SMRs and AMRs

Wednesday, September 19, 2012

How Mitt reflects what many well-to-do feel about their less-fortunate countrymen

Our Revolting Elites 

By ROSS DOUTHAT NYT

Were Mitt Romney’s now-famous comments at a fundraising dinner in May — in which he appeared to write off 47 percent of Americans as self-pitying freeloaders with no self-respect — a window into the elusive “real Romney” and proof that his moderate-seeming façade has always been a sham?

Who could possibly know? Romney has built his career, in business and in politics, on telling people what they want to hear in order to persuade them to let him manage their affairs. This is a man who tried to get to the left of Ted Kennedy in their 1994 Senate race and to the right of Rick Perry in 2012.

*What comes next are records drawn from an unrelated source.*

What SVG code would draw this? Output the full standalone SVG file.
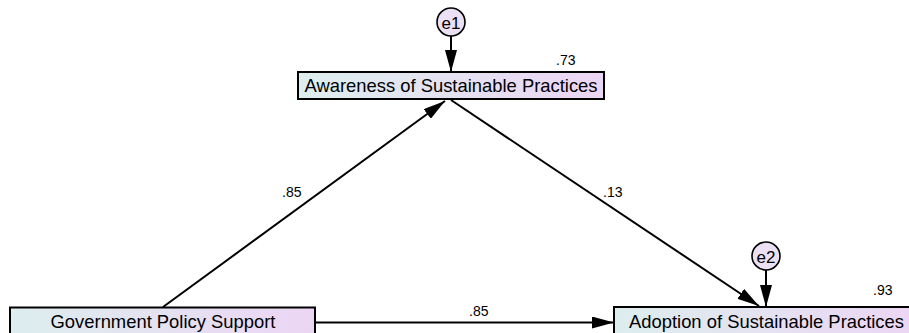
<svg xmlns="http://www.w3.org/2000/svg" width="909" height="333" viewBox="0 0 909 333">
<style>
.box{stroke:#000;stroke-width:2;fill:url(#g)}
.lbl{font-family:"Liberation Sans",Arial,sans-serif;font-size:18.4px;fill:#000;text-anchor:middle}
.num{font-family:"Liberation Sans",Arial,sans-serif;font-size:14px;fill:#000}
.err{stroke:#000;stroke-width:1.6;fill:#ece0f4}
.con{stroke:#000;stroke-width:2;fill:none;marker-end:url(#ah)}
</style>
<defs>
<linearGradient id="g" x1="0" y1="0" x2="1" y2="0">
<stop offset="0" stop-color="#ddeeee"/>
<stop offset="1" stop-color="#ecd5f4"/>
</linearGradient>
<marker id="ah" markerUnits="userSpaceOnUse" markerWidth="22" markerHeight="12" refX="22" refY="6" orient="auto">
<path d="M0,0 L22,6 L0,12 z" fill="#000"/>
</marker>
</defs>
<rect width="909" height="333" fill="#fff"/>
<g id="connectors">
<line class="con" x1="451" y1="36" x2="451" y2="72"/>
<line class="con" x1="766" y1="270" x2="766" y2="307"/>
<line class="con" x1="163" y1="307" x2="445" y2="101"/>
<line class="con" x1="451" y1="100" x2="759" y2="306"/>
<line class="con" x1="315" y1="322.5" x2="614" y2="322.5"/>
<text class="num" x="282" y="197">.85</text>
<text class="num" x="603" y="197">.13</text>
<text class="num" x="469" y="316">.85</text>
</g>
<g id="e1">
<circle class="err" cx="451" cy="22" r="14"/>
<text class="lbl" x="451" y="28.5" style="font-size:17px">e1</text>
</g>
<g id="awareness">
<rect class="box" x="298" y="72" width="306" height="27"/>
<text class="lbl" x="451" y="92">Awareness of Sustainable Practices</text>
<text class="num" x="556" y="65">.73</text>
</g>
<g id="e2">
<circle class="err" cx="766" cy="256" r="14"/>
<text class="lbl" x="766" y="262.5" style="font-size:17px">e2</text>
</g>
<g id="government">
<rect class="box" x="10" y="307.5" width="305" height="32"/>
<text class="lbl" x="163" y="327.5">Government Policy Support</text>
</g>
<g id="adoption">
<rect class="box" x="614" y="307" width="306" height="32"/>
<text class="lbl" x="766.5" y="327.5">Adoption of Sustainable Practices</text>
<text class="num" x="873" y="295">.93</text>
</g>
</svg>
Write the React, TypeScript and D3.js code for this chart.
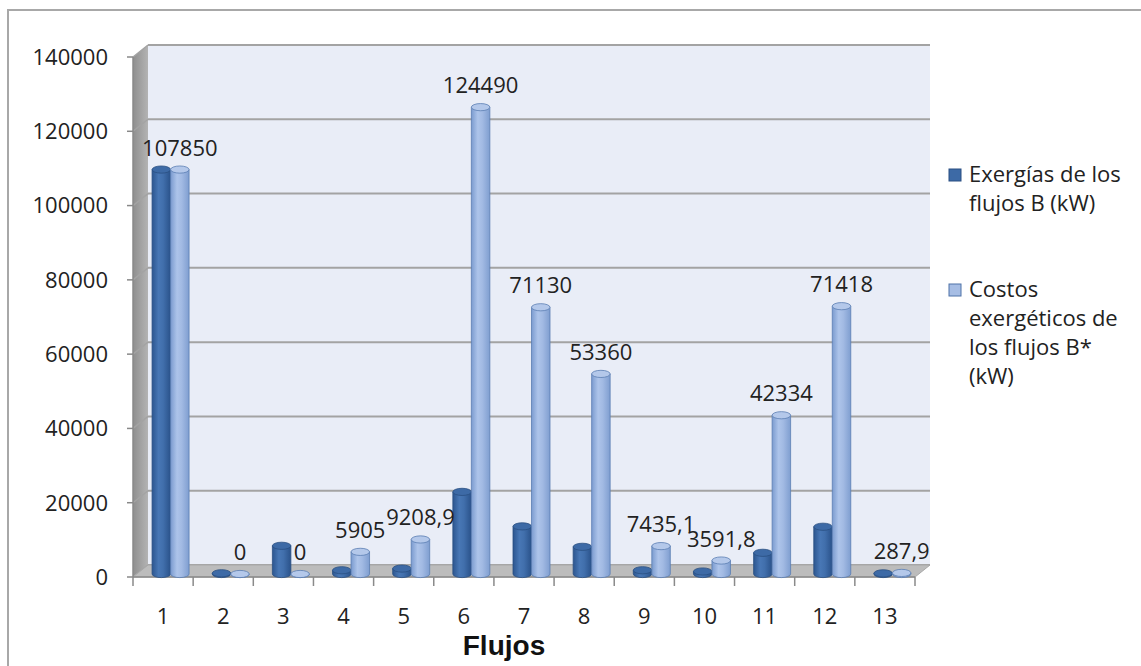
import React from "react";
import * as d3 from "d3";

// Flow numbers and the two series shown per flow
const categories = ["1", "2", "3", "4", "5", "6", "7", "8", "9", "10", "11", "12", "13"];
const exergias = [107850, 200, 7520, 1000, 1450, 21900, 12700, 7250, 1000, 670, 5650, 12600, 180];
const costos = [107850, 0, 0, 5905, 9208.9, 124490, 71130, 53360, 7435.1, 3591.8, 42334, 71418, 287.9];
const yTicks = [0, 20000, 40000, 60000, 80000, 100000, 120000, 140000];
const seriesNames = [
  ["Exergías de los", "flujos B (kW)"],
  ["Costos", "exergéticos de", "los flujos B*", "(kW)"],
];

const W = 1141;
const H = 666;
const FONT = "'Open Sans', sans-serif";

// 3-D box geometry: front plane, and depth offset of the back wall
const X0 = 133;
const X1 = 915;
const DX = 15;
const DY = -12;
const Y_FRONT0 = 577;
const Y_FRONT_TOP = 57;

export default function App() {
  const x = d3.scaleBand<string>().domain(categories).range([X0, X1]).paddingInner(0).paddingOuter(0);
  const yFront = d3.scaleLinear().domain([0, 140000]).range([Y_FRONT0, Y_FRONT_TOP]);
  const yBack = (v: number) => yFront(v) + DY;
  // columns sit half-way into the depth of the box
  const yBar = d3.scaleLinear().domain([0, 140000]).range([574, 49]);

  const bw = 18.5;
  const ry = 3.6;
  const fmt = (v: number) => String(v).replace(".", ",");

  const cylinder = (cx0: number, v: number, key: string, dark: boolean) => {
    const base = yBar(0);
    const top = yBar(v);
    const rx = bw / 2;
    const cx = cx0 + rx;
    const body = `M${cx0},${top} L${cx0},${base} A${rx},${ry} 0 0 0 ${cx0 + bw},${base} L${cx0 + bw},${top} Z`;
    return (
      <g key={key}>
        <path d={body} fill={dark ? "url(#gDark)" : "url(#gLight)"} stroke={dark ? "#2a4f82" : "#5a7db3"} strokeWidth={0.8} />
        <ellipse cx={cx} cy={top} rx={rx} ry={ry} fill={dark ? "#3d6aa6" : "#b4c8ea"} stroke={dark ? "#2a4f82" : "#5a7db3"} strokeWidth={0.8} />
      </g>
    );
  };

  return (
    <svg width={W} height={H} style={{ position: "absolute", left: 0, top: 0, background: "#fff" }}>
      <defs>
        <linearGradient id="gDark" x1="0" x2="1" y1="0" y2="0">
          <stop offset="0" stopColor="#2c5690" />
          <stop offset="0.35" stopColor="#4877b5" />
          <stop offset="0.6" stopColor="#416fac" />
          <stop offset="1" stopColor="#2a528a" />
        </linearGradient>
        <linearGradient id="gLight" x1="0" x2="1" y1="0" y2="0">
          <stop offset="0" stopColor="#7b9bcf" />
          <stop offset="0.35" stopColor="#adc4ea" />
          <stop offset="0.6" stopColor="#a2bae3" />
          <stop offset="1" stopColor="#7f9ed0" />
        </linearGradient>
        <linearGradient id="gSide" x1="0" x2="1" y1="0" y2="0">
          <stop offset="0" stopColor="#8f8f8f" />
          <stop offset="1" stopColor="#b3b3b3" />
        </linearGradient>
      </defs>

      {/* outer frame */}
      <path d={`M8,${H} L8,10 L${W},10`} fill="none" stroke="#a8a8a8" strokeWidth={2} />

      {/* back wall */}
      <rect x={X0 + DX} y={yBack(140000)} width={X1 - X0} height={yBack(0) - yBack(140000)} fill="#e9edf7" />
      {/* side wall */}
      <polygon
        points={`${X0},${yFront(140000)} ${X0 + DX},${yBack(140000)} ${X0 + DX},${yBack(0)} ${X0},${yFront(0)}`}
        fill="url(#gSide)"
      />

      {/* gridlines on both walls, ticks on the front edge */}
      {yTicks.map((t) => (
        <g key={t}>
          <line x1={X0 + DX} x2={X1 + DX} y1={yBack(t)} y2={yBack(t)} stroke="#a3a3a3" strokeWidth={2} />
          <line x1={X0} x2={X0 + DX} y1={yFront(t)} y2={yBack(t)} stroke="#a3a3a3" strokeWidth={1.5} />
          <line x1={X0 - 6} x2={X0} y1={yFront(t)} y2={yFront(t)} stroke="#888" strokeWidth={1.5} />
          <text x={108} y={yFront(t)} dy="0.36em" textAnchor="end" fontFamily={FONT} fontSize={22} fill="#222">
            {t}
          </text>
        </g>
      ))}

      {/* floor */}
      <polygon
        points={`${X0},${yFront(0)} ${X0 + DX},${yBack(0)} ${X1 + DX},${yBack(0)} ${X1},${yFront(0)}`}
        fill="#bcbcbc"
        stroke="#a8a8a8"
        strokeWidth={1}
      />

      {/* axes */}
      <line x1={X0} x2={X0} y1={yFront(140000)} y2={yFront(0)} stroke="#8a8a8a" strokeWidth={1.5} />
      <line x1={X0} x2={X1} y1={yFront(0)} y2={yFront(0)} stroke="#8a8a8a" strokeWidth={1.5} />
      {categories.concat(["end"]).map((c, i) => {
        const xt = X0 + i * x.bandwidth();
        return <line key={c} x1={xt} x2={xt} y1={yFront(0)} y2={yFront(0) + 9} stroke="#8a8a8a" strokeWidth={1.5} />;
      })}
      {categories.map((c) => (
        <text
          key={c}
          x={(x(c) as number) + x.bandwidth() / 2}
          y={616}
          dy="0.36em"
          textAnchor="middle"
          fontFamily={FONT}
          fontSize={22}
          fill="#222"
        >
          {c}
        </text>
      ))}

      {/* columns */}
      {categories.map((c, i) => {
        const cx = (x(c) as number) + x.bandwidth() / 2 + DX / 2;
        return (
          <g key={c}>
            {cylinder(cx - bw, exergias[i], c + "a", true)}
            {cylinder(cx, costos[i], c + "b", false)}
          </g>
        );
      })}

      {/* value labels of the cost series */}
      {categories.map((c, i) => {
        const cx = (x(c) as number) + x.bandwidth() / 2 + DX / 2 + bw / 2;
        return (
          <text
            key={c}
            x={cx}
            y={yBar(costos[i]) - 14}
            textAnchor="middle"
            fontFamily={FONT}
            fontSize={22}
            fill="#222"
          >
            {fmt(costos[i])}
          </text>
        );
      })}

      {/* axis title */}
      <text x={504} y={655} textAnchor="middle" fontFamily="'Liberation Sans', Arial, sans-serif" fontWeight="bold" fontSize={28} fill="#111">
        Flujos
      </text>

      {/* legend */}
      {seriesNames.map((lines, si) => {
        const y0 = si === 0 ? 182 : 297;
        return (
          <g key={si}>
            <rect
              x={949}
              y={y0 - 13}
              width={12}
              height={12}
              fill={si === 0 ? "#3d6aa6" : "#a6bde4"}
              stroke={si === 0 ? "#2a4f82" : "#4f73a8"}
              strokeWidth={1}
            />
            {lines.map((l, li) => (
              <text key={li} x={969} y={y0 + li * 29} fontFamily={FONT} fontSize={22} fill="#222">
                {l}
              </text>
            ))}
          </g>
        );
      })}
    </svg>
  );
}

The idea that he would reveal his true political beliefs to a group of people he’s trying to flatter, cajole and spook into giving him more money may be appealing to his critics, but it isn’t necessarily convincing.

What these comments definitely tell us, though, is what Mitt Romney, master consultant, feels his “clients” in the Republican donor base want to be told about this election and what will inspire them to dig deep and give freely to his cause. Assuming those instincts are correct, his comments help illuminate the way many well-off Americans feel about their less-fortunate fellow countrymen – and it isn’t a pretty thing to see.

As many people have pointed out, Romney’s comments are a right-wing echo to what was previously the most famous leak from a fundraising event: Barack Obama’s remarks in San Francisco in April 2008, when he characterized working class voters who were resistant to his charms as “bitter” people who “cling to guns or religion” and scapegoat immigrants because the economy has let them down.